- DATA LINES -
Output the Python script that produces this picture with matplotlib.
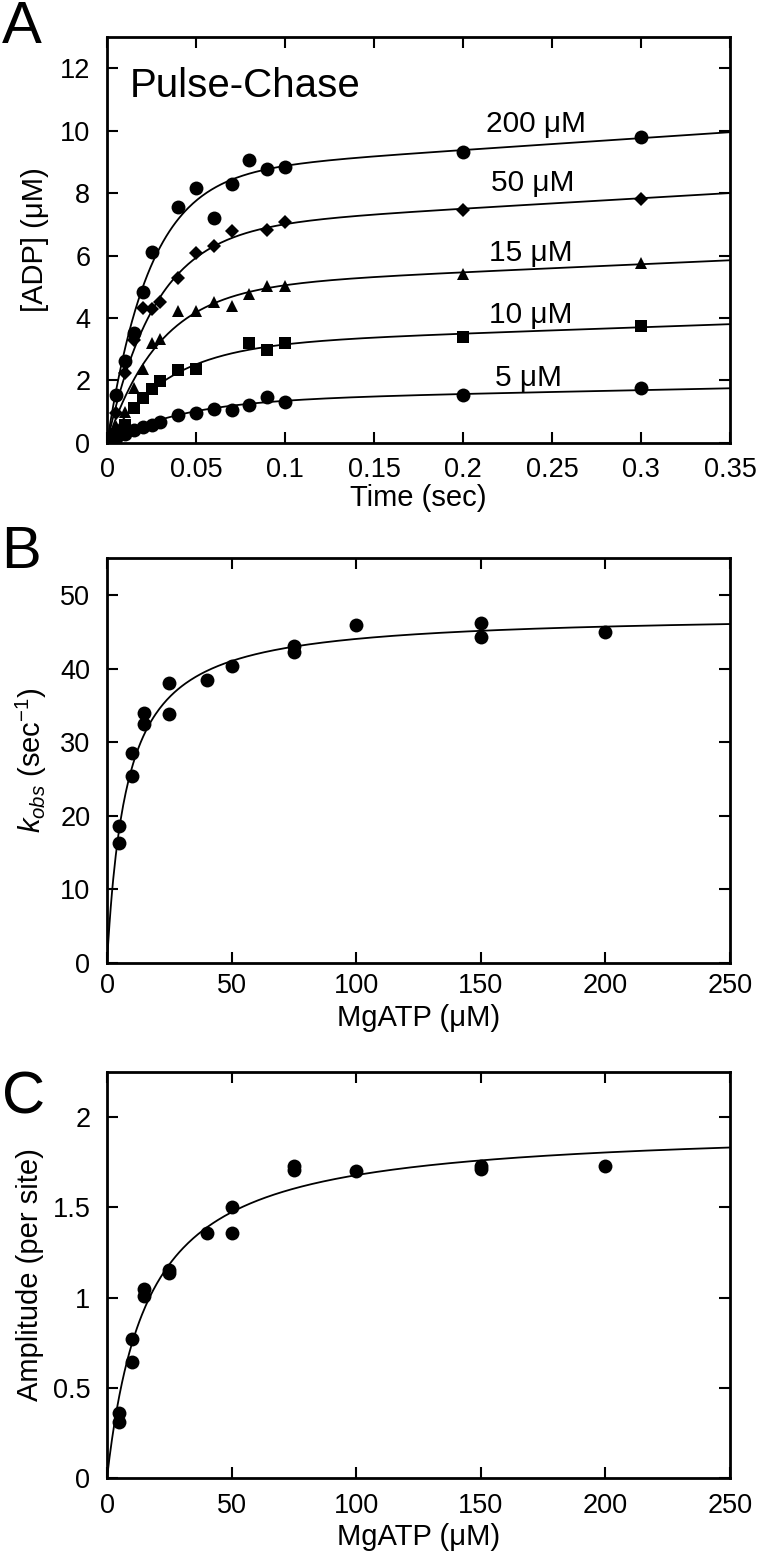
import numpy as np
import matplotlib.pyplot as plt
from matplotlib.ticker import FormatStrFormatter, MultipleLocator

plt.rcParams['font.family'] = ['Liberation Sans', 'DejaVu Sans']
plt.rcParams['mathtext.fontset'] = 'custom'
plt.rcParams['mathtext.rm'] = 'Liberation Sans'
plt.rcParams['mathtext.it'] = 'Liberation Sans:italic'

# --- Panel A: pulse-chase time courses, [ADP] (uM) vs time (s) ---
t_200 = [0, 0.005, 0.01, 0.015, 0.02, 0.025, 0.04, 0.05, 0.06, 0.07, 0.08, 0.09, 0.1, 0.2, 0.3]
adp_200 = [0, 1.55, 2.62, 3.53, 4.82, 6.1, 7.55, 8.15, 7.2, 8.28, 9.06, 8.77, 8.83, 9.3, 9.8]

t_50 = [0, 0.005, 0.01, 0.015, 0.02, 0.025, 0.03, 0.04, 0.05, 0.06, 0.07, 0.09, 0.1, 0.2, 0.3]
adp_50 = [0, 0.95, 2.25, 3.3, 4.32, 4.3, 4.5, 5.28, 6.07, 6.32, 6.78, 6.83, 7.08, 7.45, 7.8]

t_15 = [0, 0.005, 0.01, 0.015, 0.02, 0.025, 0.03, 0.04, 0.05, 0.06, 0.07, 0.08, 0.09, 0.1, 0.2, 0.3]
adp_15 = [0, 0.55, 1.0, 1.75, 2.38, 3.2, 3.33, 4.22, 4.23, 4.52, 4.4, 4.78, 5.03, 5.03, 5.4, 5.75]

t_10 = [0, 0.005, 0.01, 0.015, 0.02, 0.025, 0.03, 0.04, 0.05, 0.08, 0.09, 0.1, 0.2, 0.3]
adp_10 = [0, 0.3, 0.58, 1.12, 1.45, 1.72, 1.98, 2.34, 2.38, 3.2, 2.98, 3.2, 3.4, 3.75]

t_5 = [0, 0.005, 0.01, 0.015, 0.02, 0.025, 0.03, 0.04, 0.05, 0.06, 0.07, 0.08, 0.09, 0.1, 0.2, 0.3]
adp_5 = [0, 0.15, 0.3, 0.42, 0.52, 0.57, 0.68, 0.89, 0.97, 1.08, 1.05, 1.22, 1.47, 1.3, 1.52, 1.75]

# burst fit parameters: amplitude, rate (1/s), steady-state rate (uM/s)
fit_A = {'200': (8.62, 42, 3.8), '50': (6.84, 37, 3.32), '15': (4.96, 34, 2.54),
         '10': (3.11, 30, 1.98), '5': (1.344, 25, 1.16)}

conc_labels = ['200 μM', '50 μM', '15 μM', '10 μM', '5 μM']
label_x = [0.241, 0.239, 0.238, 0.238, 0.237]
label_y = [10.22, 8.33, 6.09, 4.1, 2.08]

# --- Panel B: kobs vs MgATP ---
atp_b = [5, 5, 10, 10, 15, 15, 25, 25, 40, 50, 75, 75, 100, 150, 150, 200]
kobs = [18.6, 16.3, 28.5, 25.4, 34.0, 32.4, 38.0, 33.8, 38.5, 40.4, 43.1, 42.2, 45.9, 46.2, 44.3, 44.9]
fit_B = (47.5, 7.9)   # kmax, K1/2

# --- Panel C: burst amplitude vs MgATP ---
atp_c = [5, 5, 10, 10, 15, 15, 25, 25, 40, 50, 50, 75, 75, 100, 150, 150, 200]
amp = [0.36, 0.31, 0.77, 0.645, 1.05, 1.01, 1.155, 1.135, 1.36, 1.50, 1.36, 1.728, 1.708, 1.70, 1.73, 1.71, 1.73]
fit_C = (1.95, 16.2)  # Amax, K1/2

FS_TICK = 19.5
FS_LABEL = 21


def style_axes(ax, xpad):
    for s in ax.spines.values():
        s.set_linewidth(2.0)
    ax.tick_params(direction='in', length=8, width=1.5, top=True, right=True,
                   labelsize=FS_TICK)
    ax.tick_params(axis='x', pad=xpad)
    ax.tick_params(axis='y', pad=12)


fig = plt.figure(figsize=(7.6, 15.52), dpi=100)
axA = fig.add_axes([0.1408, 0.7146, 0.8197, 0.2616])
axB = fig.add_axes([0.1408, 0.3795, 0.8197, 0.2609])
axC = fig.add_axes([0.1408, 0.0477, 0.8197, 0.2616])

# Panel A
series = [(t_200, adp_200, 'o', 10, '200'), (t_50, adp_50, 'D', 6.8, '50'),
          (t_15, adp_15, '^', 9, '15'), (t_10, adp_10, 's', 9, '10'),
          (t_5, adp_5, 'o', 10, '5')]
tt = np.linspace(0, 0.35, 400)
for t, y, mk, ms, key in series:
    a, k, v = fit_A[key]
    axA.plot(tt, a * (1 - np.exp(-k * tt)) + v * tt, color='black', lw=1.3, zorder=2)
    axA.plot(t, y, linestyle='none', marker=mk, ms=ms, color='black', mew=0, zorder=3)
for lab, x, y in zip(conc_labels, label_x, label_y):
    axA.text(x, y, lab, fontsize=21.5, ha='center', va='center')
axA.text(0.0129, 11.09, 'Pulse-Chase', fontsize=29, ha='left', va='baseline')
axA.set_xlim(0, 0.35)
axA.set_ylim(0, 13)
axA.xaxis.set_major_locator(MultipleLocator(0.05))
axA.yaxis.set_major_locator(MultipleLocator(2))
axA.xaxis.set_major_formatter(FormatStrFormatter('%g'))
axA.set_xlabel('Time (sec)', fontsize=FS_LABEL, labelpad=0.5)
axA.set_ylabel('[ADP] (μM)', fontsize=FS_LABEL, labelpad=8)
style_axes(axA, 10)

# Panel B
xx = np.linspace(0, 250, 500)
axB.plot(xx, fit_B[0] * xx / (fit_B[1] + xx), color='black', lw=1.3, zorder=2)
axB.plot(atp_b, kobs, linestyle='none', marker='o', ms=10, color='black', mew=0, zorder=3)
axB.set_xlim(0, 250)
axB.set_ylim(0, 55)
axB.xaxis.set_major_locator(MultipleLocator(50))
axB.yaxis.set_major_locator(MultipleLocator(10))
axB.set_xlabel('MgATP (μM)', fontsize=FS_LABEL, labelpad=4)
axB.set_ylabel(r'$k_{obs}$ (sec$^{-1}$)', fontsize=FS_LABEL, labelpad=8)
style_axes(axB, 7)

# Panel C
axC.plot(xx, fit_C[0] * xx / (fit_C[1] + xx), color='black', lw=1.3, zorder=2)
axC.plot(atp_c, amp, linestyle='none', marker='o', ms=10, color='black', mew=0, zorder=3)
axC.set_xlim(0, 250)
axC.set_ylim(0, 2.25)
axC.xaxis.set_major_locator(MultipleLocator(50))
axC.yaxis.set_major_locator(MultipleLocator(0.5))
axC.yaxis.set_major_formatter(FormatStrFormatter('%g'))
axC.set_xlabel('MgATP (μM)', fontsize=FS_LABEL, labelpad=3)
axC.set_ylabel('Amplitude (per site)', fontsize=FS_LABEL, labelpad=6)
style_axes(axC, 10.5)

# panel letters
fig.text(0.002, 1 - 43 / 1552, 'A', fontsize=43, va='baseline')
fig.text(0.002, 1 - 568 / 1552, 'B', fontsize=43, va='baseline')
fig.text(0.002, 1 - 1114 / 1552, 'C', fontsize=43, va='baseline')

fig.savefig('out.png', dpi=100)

- WRITTEN PROBLEM -
Please repeat exactly the data above from its first line to the line that contains "from matplotlib.ticker import", inclusive, and leave every picture out.

- SOLUTION -
Output the Python script that produces this picture with matplotlib.
import numpy as np
import matplotlib.pyplot as plt
from matplotlib.ticker import FormatStrFormatter, MultipleLocator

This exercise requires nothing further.